Certaines décisions restent possibles : choisir une université plus proche de chez soi, rester en famille plus longtemps, accepter de sacrifier un peu d’indépendance pour préserver un minimum de stabilité financière.
Mais même ceux qui défendent ce point de vue reconnaissent que cette « dépendance prolongée » modifie la façon de devenir adulte. Là où, il y a cinquante ans, un étudiant quittait le domicile familial plus tôt, souvent pour de bon, aujourd’hui beaucoup avancent avec une corde de rappel : les parents, indispensables pour absorber les chocs.
Une génération sous pression, mais pas résignée
Ce que ces récits et ces chiffres racontent, c’est celle d’une génération qui apprend à manœuvrer dans un environnement plus hostile :
– Elle refuse autant que possible les achats impulsifs,
– elle planifie,
– elle cherche des compromis entre études, travail et santé mentale,
– elle invente des formes d’entraide, de colocation, de débrouille collective.
Les experts qui militent pour une meilleure « justice entre les générations » insistent : le problème ne vient pas des jeunes, mais des choix budgétaires cumulés au fil du temps. Les politiques publiques demandent davantage de sacrifices aux plus jeunes qu’aux générations plus âgées, alors que dans les familles, ce sont souvent les parents et les grands-parents qui se privent pour aider leurs enfants.
Le décalage entre ce qui se passe autour de la table du dîner et ce qui se décide dans les parlements n’a jamais été aussi visible.
Alors, qui a eu la vie la plus difficile ?
Une tentative de comparaison a été faite en prenant un étudiant type en 1965, 1980, 1995, 2010 et 2025, avec un revenu de job étudiant (18 heures par semaine pendant l’année, 40 heures l’été), un loyer moyen pour un appartement une pièce, et les frais de scolarité.
Dans aucun de ces cas, le revenu ne suffisait à couvrir toutes les dépenses, même en laissant de côté la nourriture ou le chauffage. Il y avait toujours un trou à combler.

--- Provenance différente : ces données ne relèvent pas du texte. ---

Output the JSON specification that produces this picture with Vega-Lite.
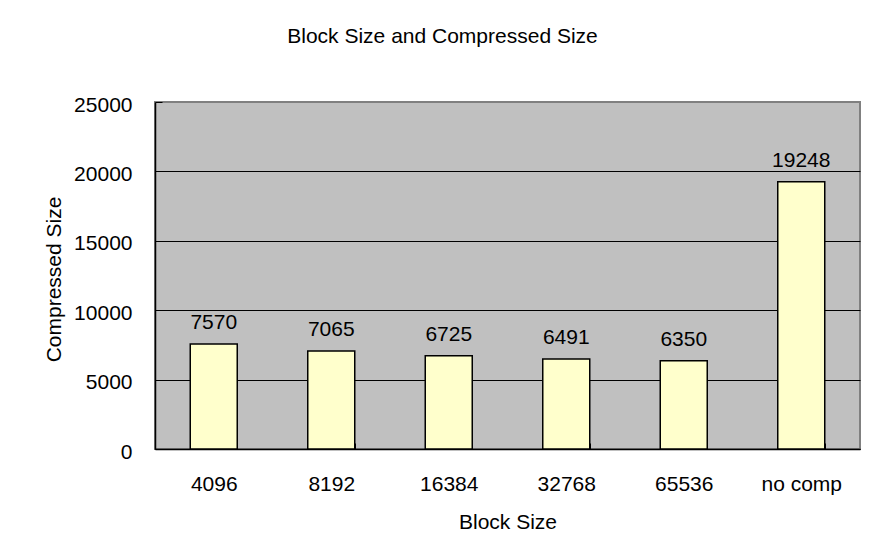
{
  "$schema": "https://vega.github.io/schema/vega-lite/v6.json",
  "width": 705,
  "height": 347,
  "autosize": {"type": "none"},
  "padding": {"left": 155, "top": 102, "right": 18, "bottom": 111},
  "background": "white",
  "title": {
    "text": "Block Size and Compressed Size",
    "anchor": "middle",
    "frame": "group",
    "dx": -65,
    "baseline": "alphabetic",
    "offset": 30,
    "fontSize": 21,
    "font": "Liberation Sans",
    "fontWeight": "normal",
    "color": "black"
  },
  "data": {
    "values": [
      {"block": "4096", "size": 7570},
      {"block": "8192", "size": 7065},
      {"block": "16384", "size": 6725},
      {"block": "32768", "size": 6491},
      {"block": "65536", "size": 6350},
      {"block": "no comp", "size": 19248}
    ]
  },
  "encoding": {
    "x": {
      "field": "block",
      "type": "nominal",
      "sort": null,
      "scale": {"paddingInner": 0.6, "paddingOuter": 0.3},
      "axis": {
        "title": "Block Size",
        "titleFont": "Liberation Sans",
        "titleFontSize": 21,
        "titleFontWeight": "normal",
        "titleColor": "black",
        "titleY": 79,
        "titleBaseline": "alphabetic",
        "labelAngle": 0,
        "labelBaseline": "alphabetic",
        "labelPadding": 47,
        "labelFont": "Liberation Sans",
        "labelFontSize": 21,
        "labelColor": "black",
        "ticks": true,
        "tickSize": -6,
        "tickBand": "extent",
        "tickColor": "black",
        "tickWidth": 1,
        "domainColor": "black",
        "domainWidth": 1.5,
        "grid": false
      }
    },
    "y": {
      "field": "size",
      "type": "quantitative",
      "scale": {"domain": [0, 25000], "nice": false},
      "axis": {
        "title": "Compressed Size",
        "titleFont": "Liberation Sans",
        "titleFontSize": 21,
        "titleFontWeight": "normal",
        "titleColor": "black",
        "titleAngle": 270,
        "titleX": -95,
        "titleY": 177,
        "titleAlign": "center",
        "titleBaseline": "alphabetic",
        "values": [0, 5000, 10000, 15000, 20000, 25000],
        "format": "d",
        "labelFont": "Liberation Sans",
        "labelFontSize": 21,
        "labelColor": "black",
        "labelPadding": 30,
        "labelOffset": 3,
        "ticks": true,
        "tickSize": -7,
        "tickColor": "black",
        "domainColor": "black",
        "domainWidth": 1.5,
        "grid": true,
        "gridColor": {"condition": {"test": "datum.value == 25000", "value": "transparent"}, "value": "black"},
        "gridWidth": 1
      }
    }
  },
  "layer": [
    {"mark": {"type": "bar", "fill": "#FFFFCC", "stroke": "black", "strokeWidth": 1.5}},
    {
      "mark": {"type": "text", "baseline": "alphabetic", "dy": -15, "fontSize": 21, "font": "Liberation Sans", "color": "black"},
      "encoding": {"text": {"field": "size", "type": "quantitative", "format": "d"}}
    }
  ],
  "config": {"view": {"fill": "#C0C0C0", "stroke": "#808080", "strokeWidth": 2}}
}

Mais la part couverte par le salaire varie : autour de 86 % en 1980, 82 % en 2010, 67 % en 1995, 64 % en 2025, et seulement 58 % en 1965. L’histoire n’est donc pas linéaire.
On pourrait en conclure qu’à chaque époque, être étudiant a toujours été une épreuve. Mais ce qui frappe aujourd’hui, c’est l’absence de perspective claire : une fois le diplôme en poche, rien ne garantit l’accès à un emploi stable, ni à un logement abordable, ni à une retraite qui ressemble à autre chose qu’un vœu pieux.
Alors oui, il est sans doute plus difficile, aujourd’hui, de cocher les cases traditionnelles de la vie adulte. Mais le portrait serait incomplet si on oubliait la force de cette génération qui, malgré tout, s’organise, s’informe, apprend à dire non à certaines dépenses et à remettre en question un modèle que ses parents considéraient comme acquis.